» Your task
Seek out every line containing the word "LaTeX", and copy each.

» Entries shown
|---|
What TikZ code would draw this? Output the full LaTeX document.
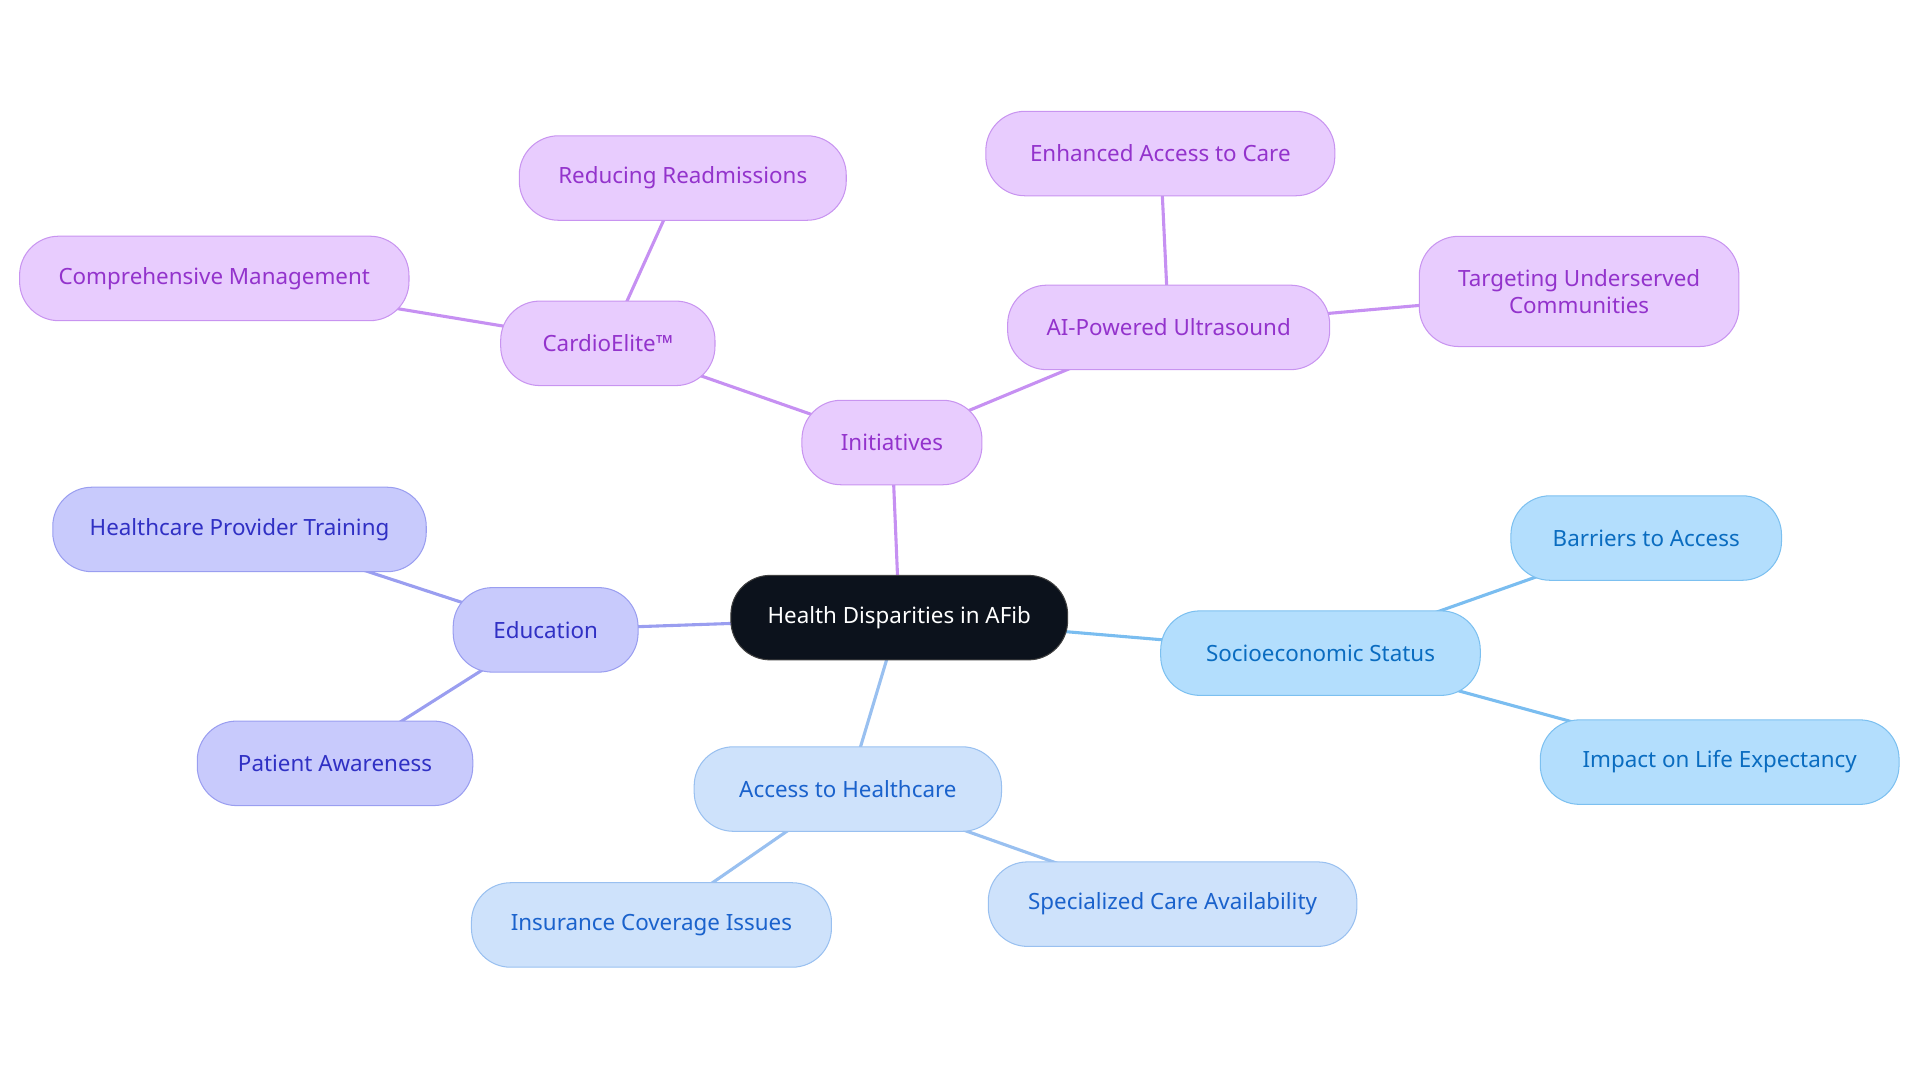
|---|
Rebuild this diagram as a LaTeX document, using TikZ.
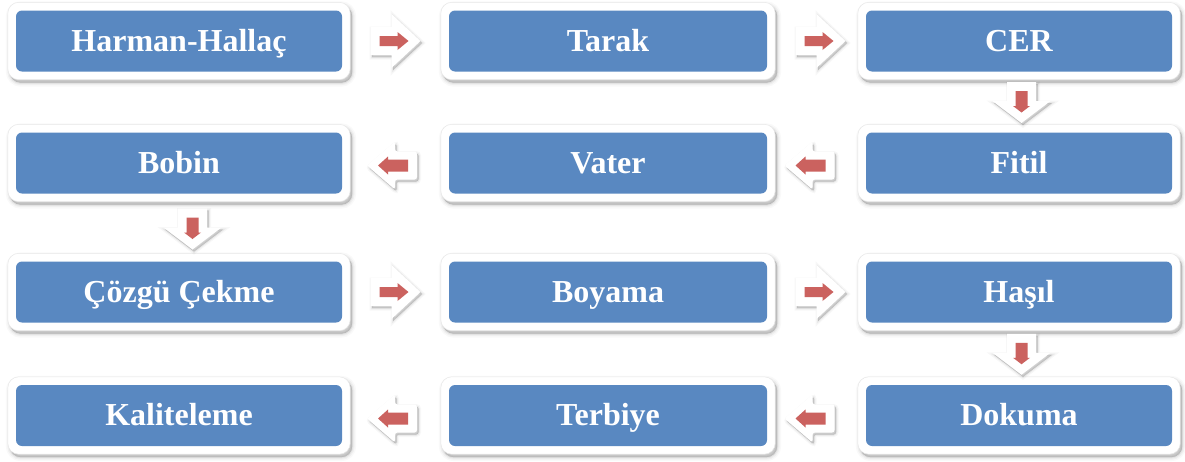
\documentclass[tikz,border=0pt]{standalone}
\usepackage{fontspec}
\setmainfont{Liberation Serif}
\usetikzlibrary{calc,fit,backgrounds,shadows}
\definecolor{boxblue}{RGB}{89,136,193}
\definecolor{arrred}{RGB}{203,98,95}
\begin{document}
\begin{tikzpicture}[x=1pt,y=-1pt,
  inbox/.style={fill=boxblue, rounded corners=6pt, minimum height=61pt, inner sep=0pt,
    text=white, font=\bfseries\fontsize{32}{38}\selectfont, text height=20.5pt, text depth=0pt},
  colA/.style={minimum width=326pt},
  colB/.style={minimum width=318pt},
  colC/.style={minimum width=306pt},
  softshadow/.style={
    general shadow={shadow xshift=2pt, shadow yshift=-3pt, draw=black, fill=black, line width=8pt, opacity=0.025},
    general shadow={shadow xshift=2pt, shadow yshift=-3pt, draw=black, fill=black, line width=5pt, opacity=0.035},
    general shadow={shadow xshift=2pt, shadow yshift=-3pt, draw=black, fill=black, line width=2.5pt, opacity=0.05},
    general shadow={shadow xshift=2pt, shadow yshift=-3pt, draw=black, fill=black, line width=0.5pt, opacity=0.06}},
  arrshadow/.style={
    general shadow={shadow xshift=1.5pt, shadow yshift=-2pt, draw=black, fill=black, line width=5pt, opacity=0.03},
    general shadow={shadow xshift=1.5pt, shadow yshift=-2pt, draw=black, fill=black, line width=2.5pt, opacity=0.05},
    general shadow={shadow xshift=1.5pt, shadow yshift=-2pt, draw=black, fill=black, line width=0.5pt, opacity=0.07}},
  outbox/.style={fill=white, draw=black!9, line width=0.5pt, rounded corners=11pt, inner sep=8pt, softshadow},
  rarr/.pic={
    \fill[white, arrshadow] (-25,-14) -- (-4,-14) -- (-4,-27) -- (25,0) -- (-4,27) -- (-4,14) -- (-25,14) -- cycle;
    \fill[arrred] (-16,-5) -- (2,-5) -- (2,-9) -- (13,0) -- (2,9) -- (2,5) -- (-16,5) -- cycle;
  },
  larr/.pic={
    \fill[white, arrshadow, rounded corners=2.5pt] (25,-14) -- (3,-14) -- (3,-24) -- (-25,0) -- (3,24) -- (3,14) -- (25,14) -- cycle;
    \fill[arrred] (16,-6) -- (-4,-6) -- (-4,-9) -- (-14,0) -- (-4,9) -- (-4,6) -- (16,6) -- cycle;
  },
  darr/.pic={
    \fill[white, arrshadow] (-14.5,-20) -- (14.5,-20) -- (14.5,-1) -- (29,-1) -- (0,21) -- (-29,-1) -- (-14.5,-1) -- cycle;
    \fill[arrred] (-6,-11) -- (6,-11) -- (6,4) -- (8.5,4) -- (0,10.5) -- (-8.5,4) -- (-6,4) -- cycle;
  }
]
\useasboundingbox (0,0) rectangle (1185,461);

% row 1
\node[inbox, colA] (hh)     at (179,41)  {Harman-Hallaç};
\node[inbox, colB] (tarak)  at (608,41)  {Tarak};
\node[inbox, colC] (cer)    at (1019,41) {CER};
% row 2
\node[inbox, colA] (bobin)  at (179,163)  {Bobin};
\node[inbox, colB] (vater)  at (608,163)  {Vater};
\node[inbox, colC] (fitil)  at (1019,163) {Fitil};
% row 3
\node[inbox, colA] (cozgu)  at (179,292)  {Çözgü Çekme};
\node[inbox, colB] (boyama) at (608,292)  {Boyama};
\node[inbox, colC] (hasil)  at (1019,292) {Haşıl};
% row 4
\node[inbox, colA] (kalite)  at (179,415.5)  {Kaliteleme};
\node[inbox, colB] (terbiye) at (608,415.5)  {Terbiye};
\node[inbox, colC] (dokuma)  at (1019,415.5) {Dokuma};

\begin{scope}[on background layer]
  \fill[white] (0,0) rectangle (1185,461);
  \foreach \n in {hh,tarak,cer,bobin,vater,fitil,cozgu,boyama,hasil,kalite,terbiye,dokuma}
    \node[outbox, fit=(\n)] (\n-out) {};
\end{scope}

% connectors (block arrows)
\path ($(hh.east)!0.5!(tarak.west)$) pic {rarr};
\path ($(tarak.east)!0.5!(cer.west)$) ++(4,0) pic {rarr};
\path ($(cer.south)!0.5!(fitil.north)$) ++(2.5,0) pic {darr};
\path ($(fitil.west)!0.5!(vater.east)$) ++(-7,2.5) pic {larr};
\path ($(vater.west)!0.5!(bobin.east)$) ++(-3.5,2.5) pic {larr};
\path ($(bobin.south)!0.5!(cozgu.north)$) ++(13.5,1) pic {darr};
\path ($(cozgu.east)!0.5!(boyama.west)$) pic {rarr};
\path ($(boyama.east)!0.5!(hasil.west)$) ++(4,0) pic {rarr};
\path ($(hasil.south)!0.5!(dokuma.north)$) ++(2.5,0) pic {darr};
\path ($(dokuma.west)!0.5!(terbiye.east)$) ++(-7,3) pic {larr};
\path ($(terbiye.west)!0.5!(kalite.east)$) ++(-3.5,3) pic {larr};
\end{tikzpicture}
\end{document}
|---|
» Complete answer
What TikZ code would draw this? Output the full LaTeX document.
Rebuild this diagram as a LaTeX document, using TikZ.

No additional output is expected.